No passado, todos achávamos que bastava querer muito, e que todos iríamos viver da música. E com o passar do tempo percebemos que não é bem assim. Por muito que tu queiras e que te esforces, a verdade é que 95% das pessoas não vão ter as oportunidades de que precisariam para vingar. E está tudo bem. Não vamos ser mega-estrelas e fazer tours de DJ por todo o mundo, mas podemos continuar a editar música que consideramos relevante e a promover esse espaço de visibilidade para os artistas nos quais acreditamos. E isso em si já deve ser motivo de orgulho.
Que ediçōes e acçōes se seguem na Extendes?

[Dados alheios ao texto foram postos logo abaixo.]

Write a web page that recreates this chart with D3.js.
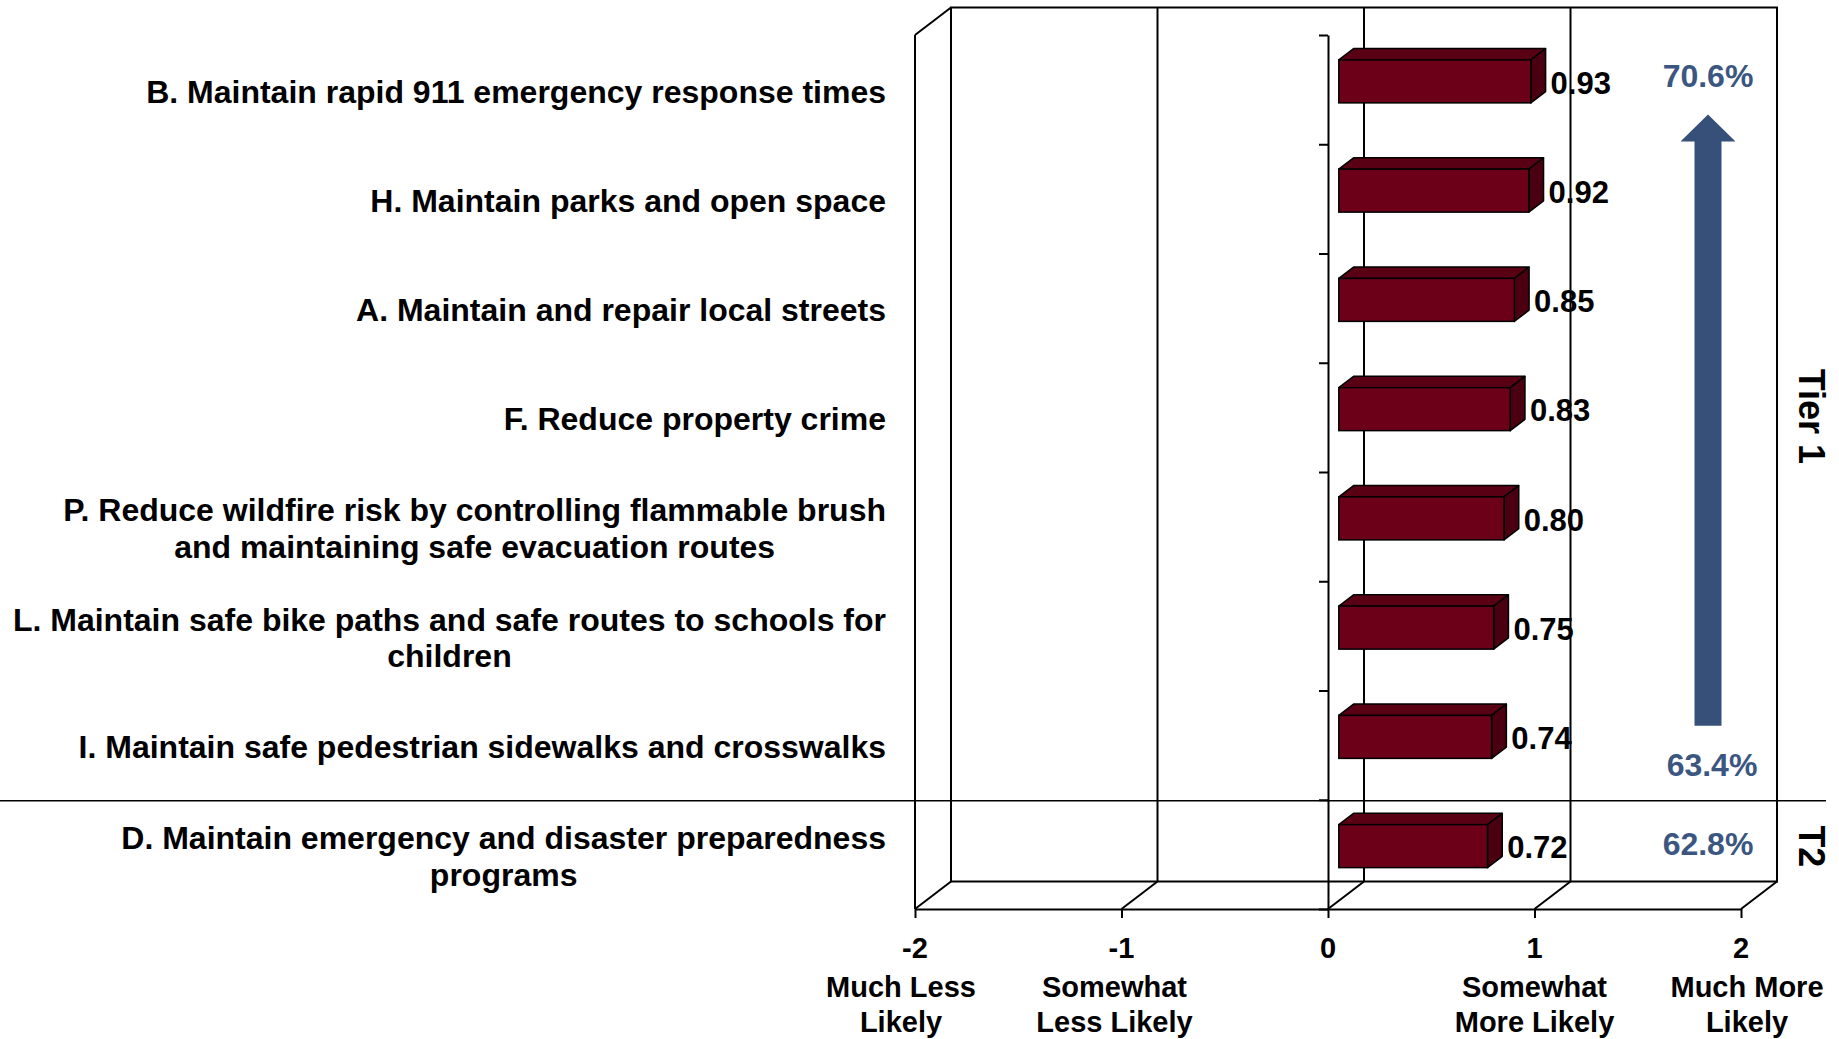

Olha, posso já aqui revelar que até ao final do ano vamos ter uma última edição de um artista que se estreia na Extended Records! Será um disco do artista nascido em Angola e radicado em Lisboa, o Fabz! Trata-se de um single com dois temas originais e duas remisturas, sendo um dos originais feito com uma vocalista incrível, a The F Libra, que eu acho ter alto potencial pop! Já para 2025 temos um calendário de edições ambicioso e do qual não tenho a certeza de que sejamos capazes de cumprir na totatildade. Vai ser necessária muita organização! São cerca de dez edições entre artistas nacionais e internacionais de várias proveniências. Sentimos que é necessário que a editora reflita uma pouco mais de diversidade. Há poucas mulheres e outras identidades de género no nosso catálogo, bem com pessoas BIPOC, e estamos a fazer um esforço para encontrar essa representatividade, dentro da onda musical que nos interessa difundir e promover. Também queremos tentar esticar a equipa e trazer sangue novo para nós podermos renovar um pouco e aproximarmo-nos de novos públicos. Em parte é já isso que temos tentado fazer com a curadoria das nossas extended mix, mas queremos alargar isso a equipa e as edições. Também há sempre a ambição de começar a esticar os nossos braços para a Europa, mas sem nunca criar grande expectativas, uma vez que o mais provável é que isso não aconteça…E há sempre a mítica segunda edição do nosso livro de receitas. É algo que queremos muito fazer mas a vida insiste em intrometer-se no meio.